• REQUIREMENT:
Search the data for the word "code" and copy every line where it occurs.

• PROVIDED INFORMATION:
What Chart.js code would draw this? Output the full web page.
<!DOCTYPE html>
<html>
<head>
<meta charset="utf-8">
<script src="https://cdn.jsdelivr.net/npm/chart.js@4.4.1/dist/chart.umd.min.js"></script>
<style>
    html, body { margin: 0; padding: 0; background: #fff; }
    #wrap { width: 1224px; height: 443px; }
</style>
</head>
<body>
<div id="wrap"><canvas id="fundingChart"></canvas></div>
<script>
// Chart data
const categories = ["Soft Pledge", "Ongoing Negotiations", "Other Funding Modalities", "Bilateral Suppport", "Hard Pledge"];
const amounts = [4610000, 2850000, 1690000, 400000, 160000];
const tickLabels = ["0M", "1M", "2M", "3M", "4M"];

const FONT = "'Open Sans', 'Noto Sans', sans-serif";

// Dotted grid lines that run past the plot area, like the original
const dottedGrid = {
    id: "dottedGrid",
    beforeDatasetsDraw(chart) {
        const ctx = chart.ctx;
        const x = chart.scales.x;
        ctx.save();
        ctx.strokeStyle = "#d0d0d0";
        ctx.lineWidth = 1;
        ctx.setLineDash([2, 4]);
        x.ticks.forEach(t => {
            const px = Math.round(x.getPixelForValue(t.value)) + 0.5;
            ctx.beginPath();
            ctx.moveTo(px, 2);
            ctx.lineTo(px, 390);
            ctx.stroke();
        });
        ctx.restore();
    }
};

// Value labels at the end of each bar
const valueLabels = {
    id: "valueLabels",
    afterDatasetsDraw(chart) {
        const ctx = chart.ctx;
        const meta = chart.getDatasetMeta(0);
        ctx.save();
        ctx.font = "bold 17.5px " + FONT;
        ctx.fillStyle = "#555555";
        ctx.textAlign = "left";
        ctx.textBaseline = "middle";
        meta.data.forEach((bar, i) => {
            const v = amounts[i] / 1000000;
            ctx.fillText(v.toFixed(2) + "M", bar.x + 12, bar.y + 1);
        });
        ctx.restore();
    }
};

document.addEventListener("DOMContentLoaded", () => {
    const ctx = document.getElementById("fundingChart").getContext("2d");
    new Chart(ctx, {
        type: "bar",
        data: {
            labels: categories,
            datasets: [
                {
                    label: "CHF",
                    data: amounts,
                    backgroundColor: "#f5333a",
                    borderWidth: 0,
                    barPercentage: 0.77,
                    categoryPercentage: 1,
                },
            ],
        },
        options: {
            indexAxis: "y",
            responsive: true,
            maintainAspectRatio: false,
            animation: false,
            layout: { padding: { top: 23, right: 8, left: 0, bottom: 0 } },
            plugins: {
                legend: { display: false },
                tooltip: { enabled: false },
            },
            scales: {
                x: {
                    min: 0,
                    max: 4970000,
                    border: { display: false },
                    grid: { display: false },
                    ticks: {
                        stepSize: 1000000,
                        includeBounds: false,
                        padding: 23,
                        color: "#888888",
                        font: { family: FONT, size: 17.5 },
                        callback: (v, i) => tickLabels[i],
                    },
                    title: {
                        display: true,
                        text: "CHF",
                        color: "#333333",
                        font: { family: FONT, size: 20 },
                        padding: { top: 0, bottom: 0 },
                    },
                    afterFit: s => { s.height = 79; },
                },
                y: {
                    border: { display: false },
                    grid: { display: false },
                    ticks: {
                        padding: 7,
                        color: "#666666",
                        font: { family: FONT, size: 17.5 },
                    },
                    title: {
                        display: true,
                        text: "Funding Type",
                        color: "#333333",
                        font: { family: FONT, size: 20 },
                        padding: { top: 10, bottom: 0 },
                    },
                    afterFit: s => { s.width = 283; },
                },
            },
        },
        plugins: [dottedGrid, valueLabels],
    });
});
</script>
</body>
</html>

* * *

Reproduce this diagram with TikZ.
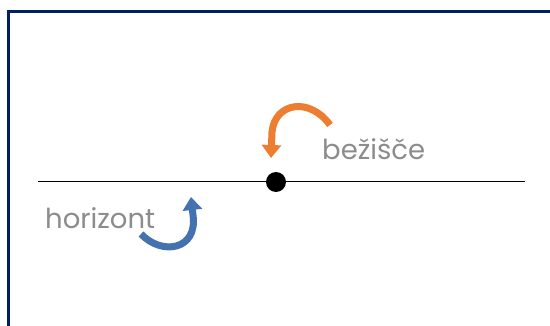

--

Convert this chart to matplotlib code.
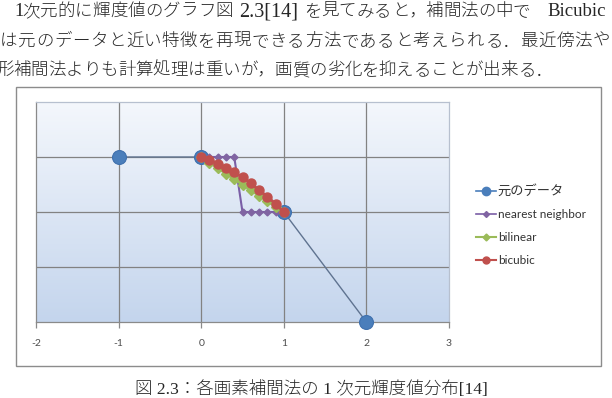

• COMPLETED TASK:
What Chart.js code would draw this? Output the full web page.
Convert this chart to matplotlib code.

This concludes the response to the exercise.